Saturday, February 27, 2010

The State of Newspaper Reporting

Normally when I complain about reporting in a newspaper these days, it's something from the editorial section of the local daily here in Toledo. Some of those complaints also have to do with the bleeding of editorial into news in the product that it produces. 


Today's beef however, has to do with the print product that this company would like us all to keep purchasing vs. the online edition that we get for free, and with the information delivered by wire services (in this case, the Associated Press). Now you would expect that as a consequence of being a paying customer, that reading the print edition would provide more and better information. You would be wrong.  


In a critical story (at least to those of us who used to play hockey), information was provided on the semi-finals of Olympic men's hockey. In the game between Finland and the US, the red white and blue handily defeated the Fins, and the story in the online edition of the sports section was accurately titled "US routs Finland 6-1, will play for hockey gold". The headline was a fortunate one, as nowhere in an Associated Press story of over 20 paragraphs on the game was the final score actually mentioned. 


Unfortunately for me, I read the print edition first this morning where the headline "Americans rout Finland, now face Canada" was the headline instead. This lead to half a page of reading without being given the final score of the game. I was only successful in discovering it by adding up goals on a paragraph by paragraph basis, and verifying my rather poor math by searching through the sports box scores. 

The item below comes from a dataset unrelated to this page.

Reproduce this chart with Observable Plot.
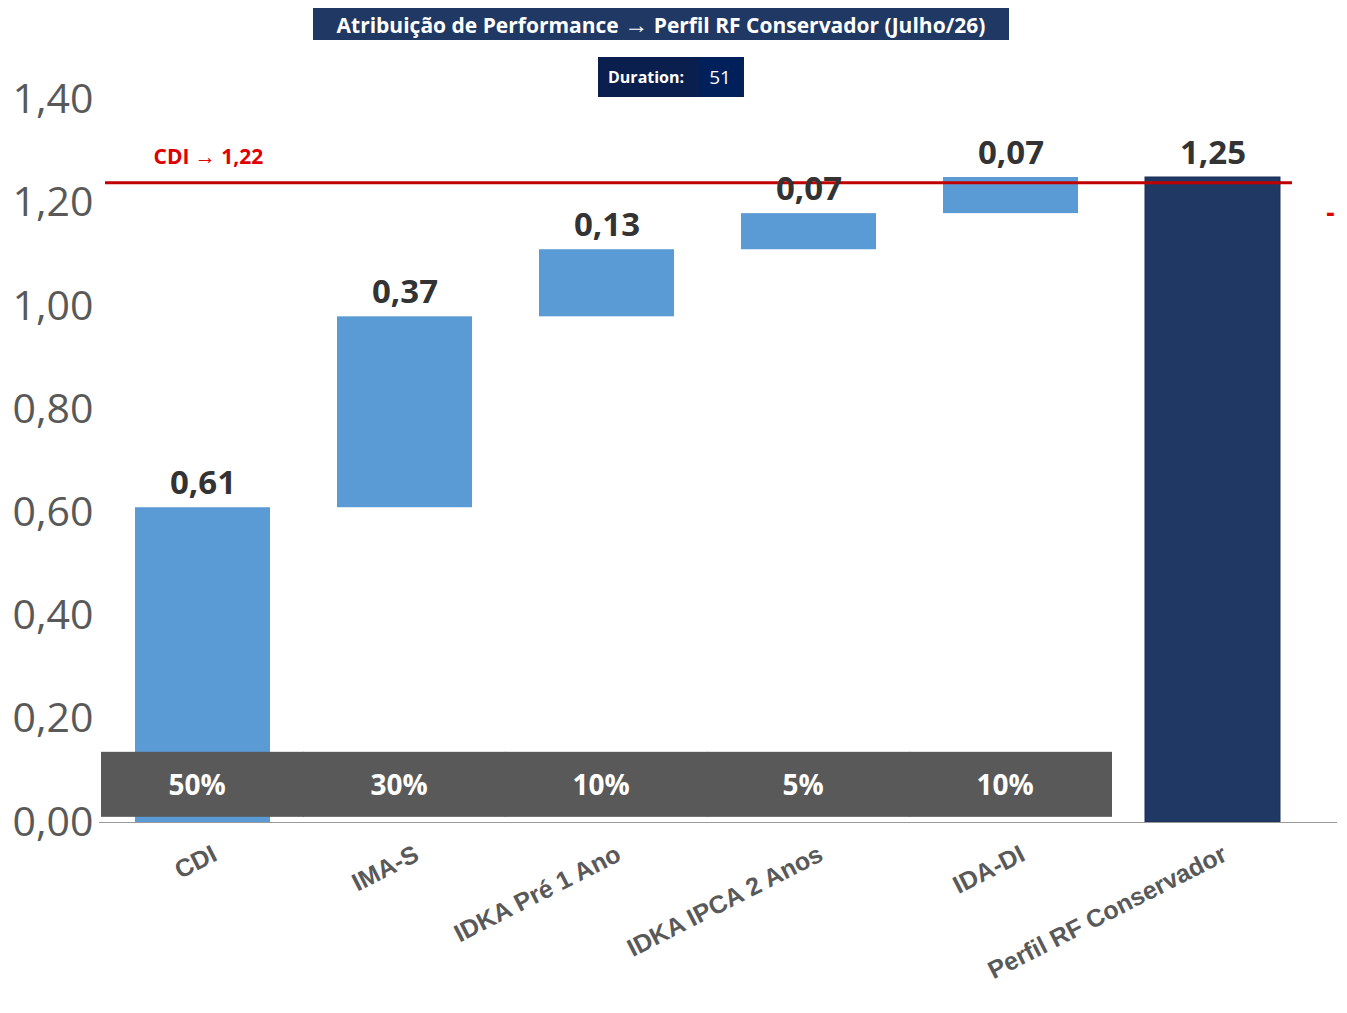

There is something sad about the fact that newspaper headlines these days don't give you a full snapshot of the story. There is something truly tragic in the fact that the Associated Press, once a highly respected and competent wire service can write an entire story about a sporting event without realizing the importance of reporting the score of it.

1 comment:

James said...

The same thing happened last Sunday, Feb. 21. There was a story about a Big Ten basketball game and the score was not mentioned. It's sloppy journalism because the game was played in the late afternoon. The story had to be in the paper's hands shortly after the game ended. No one there didn't see the score was missing?